Only one driver in Scotland has been referred to prosecutors since smoking in a car with a child became illegal in December 2016.
The Scottish Government are on record as having told police that enforcing the new legislation was “not a priority”. And officers aren’t equipped with the paperwork to issue on-the-spot fines.
Scotland appears to be following in the footsteps of England and Wales, where the ban came into force in October 2015.
There is just one reported case there of a prosecution.
The ban on smoking in cars with people under the age of 18 was introduced to protect them from the harm caused by second-hand smoke.
But councils were told not to issue fines in the first six months and to concentrate on educating drivers.
Local authorities have the primary responsibly for issuing the fines, which could be up to £1,000, but the law states the police can too.
Speaking last year, Assistant Chief Constable Bernard Higgins, of Policed Scotland, pledged: “Officers will deal with this should they come across it in the course of their duties.”
But officers do not have any on-the-spot tickets they can issue for the offence.
The fixed-penalty notices for speeding and other offences, do not currently cover smoking in vehicles with children.
Instead officers have to refer potential offences to prosecutors for them to decide the outcome. Just one case, which happened in Kirkcaldy, Fife, in February, has been referred to the procurator fiscal.

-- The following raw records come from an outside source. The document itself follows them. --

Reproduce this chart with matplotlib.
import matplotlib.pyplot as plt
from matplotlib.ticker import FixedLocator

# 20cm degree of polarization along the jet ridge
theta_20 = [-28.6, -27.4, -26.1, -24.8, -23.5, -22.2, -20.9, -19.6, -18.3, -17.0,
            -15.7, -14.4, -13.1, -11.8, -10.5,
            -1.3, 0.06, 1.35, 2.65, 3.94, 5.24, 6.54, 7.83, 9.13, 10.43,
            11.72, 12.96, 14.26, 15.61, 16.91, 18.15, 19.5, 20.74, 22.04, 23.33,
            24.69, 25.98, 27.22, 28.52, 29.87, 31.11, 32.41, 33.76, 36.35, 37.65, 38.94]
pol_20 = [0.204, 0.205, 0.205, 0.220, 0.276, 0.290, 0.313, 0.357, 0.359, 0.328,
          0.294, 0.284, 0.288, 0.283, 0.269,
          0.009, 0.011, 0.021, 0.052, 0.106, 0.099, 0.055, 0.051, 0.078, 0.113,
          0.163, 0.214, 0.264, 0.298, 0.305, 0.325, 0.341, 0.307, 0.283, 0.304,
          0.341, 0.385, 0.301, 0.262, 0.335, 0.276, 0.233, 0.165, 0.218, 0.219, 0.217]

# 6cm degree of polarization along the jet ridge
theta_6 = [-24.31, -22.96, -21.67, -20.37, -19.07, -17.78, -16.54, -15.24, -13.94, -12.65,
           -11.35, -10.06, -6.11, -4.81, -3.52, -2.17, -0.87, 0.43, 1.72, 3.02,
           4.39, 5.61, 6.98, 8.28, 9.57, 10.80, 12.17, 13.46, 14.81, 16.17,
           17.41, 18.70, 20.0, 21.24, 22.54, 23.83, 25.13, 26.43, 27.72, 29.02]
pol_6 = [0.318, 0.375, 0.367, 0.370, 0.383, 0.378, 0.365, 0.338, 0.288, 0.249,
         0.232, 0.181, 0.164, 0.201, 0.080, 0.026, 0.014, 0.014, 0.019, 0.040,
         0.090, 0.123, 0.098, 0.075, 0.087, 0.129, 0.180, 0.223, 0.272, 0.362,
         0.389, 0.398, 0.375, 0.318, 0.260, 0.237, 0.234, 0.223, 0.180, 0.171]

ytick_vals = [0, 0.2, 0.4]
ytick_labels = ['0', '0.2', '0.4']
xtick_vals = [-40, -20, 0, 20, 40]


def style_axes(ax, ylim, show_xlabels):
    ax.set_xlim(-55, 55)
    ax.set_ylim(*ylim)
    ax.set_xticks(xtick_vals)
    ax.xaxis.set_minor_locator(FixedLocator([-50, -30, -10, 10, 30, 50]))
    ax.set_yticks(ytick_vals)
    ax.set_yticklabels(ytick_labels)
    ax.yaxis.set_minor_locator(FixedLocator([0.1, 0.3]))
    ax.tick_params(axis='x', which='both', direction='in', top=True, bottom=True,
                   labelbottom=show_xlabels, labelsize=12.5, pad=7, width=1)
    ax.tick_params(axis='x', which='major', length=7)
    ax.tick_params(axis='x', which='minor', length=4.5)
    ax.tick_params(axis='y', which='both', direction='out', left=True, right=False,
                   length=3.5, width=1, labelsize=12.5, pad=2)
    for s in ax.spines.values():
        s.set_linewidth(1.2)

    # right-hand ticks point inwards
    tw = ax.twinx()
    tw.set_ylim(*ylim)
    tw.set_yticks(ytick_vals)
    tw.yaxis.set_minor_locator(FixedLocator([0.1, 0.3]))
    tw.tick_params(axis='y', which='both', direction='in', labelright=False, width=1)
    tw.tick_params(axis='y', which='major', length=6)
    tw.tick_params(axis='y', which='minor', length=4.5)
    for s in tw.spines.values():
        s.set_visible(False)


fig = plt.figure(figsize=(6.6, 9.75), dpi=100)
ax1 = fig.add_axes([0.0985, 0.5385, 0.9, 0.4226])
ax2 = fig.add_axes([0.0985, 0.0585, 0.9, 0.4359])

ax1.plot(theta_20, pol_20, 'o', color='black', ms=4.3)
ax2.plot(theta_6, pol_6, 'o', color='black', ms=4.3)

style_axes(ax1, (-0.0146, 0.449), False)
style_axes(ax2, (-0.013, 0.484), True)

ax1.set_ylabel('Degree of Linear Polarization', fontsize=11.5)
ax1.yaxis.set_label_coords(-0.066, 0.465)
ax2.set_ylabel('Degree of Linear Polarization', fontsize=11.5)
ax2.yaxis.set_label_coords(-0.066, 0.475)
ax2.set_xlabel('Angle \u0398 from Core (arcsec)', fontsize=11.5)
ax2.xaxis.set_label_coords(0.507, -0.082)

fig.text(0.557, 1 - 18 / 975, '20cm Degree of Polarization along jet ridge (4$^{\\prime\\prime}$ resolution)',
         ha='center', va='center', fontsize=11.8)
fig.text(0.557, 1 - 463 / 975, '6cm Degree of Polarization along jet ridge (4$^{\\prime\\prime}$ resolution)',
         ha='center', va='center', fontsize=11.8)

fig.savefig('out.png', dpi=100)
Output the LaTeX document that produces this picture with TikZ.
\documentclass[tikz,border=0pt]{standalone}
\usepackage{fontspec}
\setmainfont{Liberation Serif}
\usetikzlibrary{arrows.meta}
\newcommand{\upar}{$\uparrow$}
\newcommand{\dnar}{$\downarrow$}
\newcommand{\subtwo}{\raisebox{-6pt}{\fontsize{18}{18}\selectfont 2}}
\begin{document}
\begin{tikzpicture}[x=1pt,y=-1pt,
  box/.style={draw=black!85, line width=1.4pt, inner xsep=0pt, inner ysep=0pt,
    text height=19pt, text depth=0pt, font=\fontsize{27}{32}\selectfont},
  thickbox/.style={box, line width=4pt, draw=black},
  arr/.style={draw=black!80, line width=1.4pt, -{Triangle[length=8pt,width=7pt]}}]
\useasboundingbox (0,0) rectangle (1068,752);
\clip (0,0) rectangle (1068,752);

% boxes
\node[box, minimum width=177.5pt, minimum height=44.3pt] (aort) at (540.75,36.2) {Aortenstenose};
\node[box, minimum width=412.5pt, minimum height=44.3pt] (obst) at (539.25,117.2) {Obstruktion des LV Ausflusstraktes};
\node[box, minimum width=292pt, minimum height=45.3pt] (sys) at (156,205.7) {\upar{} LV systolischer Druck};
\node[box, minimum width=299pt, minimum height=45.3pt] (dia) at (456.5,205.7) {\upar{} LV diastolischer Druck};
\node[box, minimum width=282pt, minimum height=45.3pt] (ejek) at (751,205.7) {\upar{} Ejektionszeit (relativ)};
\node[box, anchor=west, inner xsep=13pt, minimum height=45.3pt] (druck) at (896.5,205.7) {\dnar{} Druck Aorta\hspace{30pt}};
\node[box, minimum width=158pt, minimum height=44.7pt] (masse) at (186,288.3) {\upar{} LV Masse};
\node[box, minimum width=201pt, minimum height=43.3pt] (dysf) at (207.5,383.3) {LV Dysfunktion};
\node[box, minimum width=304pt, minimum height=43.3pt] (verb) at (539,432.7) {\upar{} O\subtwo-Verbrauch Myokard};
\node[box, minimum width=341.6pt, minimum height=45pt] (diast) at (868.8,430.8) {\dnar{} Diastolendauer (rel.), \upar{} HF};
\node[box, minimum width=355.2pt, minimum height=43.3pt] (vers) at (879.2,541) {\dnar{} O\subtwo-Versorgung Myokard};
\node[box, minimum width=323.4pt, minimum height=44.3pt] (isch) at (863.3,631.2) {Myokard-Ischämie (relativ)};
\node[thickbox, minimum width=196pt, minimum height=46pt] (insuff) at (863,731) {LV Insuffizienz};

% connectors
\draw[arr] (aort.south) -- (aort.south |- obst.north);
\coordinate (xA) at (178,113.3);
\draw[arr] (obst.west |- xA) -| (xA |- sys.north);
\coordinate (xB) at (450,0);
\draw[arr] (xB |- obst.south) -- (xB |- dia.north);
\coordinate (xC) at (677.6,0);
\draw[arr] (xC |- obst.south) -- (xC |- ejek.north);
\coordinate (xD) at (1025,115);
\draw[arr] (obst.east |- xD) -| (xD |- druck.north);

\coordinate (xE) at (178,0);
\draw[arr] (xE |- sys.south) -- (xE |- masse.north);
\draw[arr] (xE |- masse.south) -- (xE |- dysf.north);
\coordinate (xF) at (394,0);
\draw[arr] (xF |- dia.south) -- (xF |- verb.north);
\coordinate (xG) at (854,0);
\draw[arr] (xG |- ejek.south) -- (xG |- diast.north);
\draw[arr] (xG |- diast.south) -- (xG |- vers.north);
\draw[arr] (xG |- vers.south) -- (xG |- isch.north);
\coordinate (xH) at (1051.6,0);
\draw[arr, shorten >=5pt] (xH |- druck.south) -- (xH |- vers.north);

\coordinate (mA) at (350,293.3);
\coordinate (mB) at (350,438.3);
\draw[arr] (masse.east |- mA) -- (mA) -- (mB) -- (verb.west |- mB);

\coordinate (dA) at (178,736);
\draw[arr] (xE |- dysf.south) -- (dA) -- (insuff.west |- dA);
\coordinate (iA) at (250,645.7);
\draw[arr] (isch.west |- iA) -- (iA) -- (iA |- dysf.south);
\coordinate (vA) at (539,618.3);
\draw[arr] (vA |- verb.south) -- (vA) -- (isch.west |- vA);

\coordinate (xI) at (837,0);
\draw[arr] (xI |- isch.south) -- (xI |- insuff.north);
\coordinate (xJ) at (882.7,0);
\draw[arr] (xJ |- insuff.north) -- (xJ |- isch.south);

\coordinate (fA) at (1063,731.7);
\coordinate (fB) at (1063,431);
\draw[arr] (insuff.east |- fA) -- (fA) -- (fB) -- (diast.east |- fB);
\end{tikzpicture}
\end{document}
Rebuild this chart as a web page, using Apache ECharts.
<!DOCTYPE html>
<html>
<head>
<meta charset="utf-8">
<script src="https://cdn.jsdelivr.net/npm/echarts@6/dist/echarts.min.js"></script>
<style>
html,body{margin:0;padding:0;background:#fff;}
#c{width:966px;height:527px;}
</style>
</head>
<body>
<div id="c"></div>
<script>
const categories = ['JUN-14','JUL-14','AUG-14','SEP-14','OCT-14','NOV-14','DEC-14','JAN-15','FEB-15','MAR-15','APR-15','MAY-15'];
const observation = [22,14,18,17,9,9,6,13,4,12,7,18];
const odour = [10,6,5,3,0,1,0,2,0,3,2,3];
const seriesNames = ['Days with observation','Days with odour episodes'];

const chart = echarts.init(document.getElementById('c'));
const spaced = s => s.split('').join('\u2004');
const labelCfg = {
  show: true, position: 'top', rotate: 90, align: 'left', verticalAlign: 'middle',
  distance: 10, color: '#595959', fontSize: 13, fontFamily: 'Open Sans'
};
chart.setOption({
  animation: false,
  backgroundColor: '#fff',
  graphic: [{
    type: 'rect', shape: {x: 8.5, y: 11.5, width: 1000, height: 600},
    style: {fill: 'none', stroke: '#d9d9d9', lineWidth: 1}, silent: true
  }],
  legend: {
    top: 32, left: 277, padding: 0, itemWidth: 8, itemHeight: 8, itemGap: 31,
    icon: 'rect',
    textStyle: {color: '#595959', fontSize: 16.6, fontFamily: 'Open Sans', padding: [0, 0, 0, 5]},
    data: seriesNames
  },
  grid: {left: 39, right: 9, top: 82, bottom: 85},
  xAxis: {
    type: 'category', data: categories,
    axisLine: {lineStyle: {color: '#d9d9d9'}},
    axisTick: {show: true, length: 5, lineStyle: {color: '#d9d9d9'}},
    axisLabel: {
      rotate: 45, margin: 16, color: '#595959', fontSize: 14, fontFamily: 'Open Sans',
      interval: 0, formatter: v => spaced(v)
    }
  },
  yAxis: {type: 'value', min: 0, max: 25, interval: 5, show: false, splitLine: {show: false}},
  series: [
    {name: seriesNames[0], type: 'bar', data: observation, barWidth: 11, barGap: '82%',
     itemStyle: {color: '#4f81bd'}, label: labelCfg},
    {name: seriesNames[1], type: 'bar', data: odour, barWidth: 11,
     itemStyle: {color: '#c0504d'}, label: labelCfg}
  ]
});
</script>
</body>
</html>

A spokeswoman for the British Lung Foundation said: “Laws are already in place to enforce wearing seatbelts and prohibit the use of mobile phones while driving. There is no reason why police shouldn’t be able to enforce this law in the same way.
“Evidence from countries like Australia, Canada, South Africa and the US, where similar bans have been put in place, suggest it is enforceable.”
The Scottish Government’s press release on 4 December 2016, when the law came into effect, states, “Anyone caught breaking the law will be committing an offence carrying a fine of up to £1000” but makes no mention that fines would not be issued for the first six months.
Documents released under freedom of information laws shows the Scottish Government told police chiefs last November that “enforcement is not a priority.”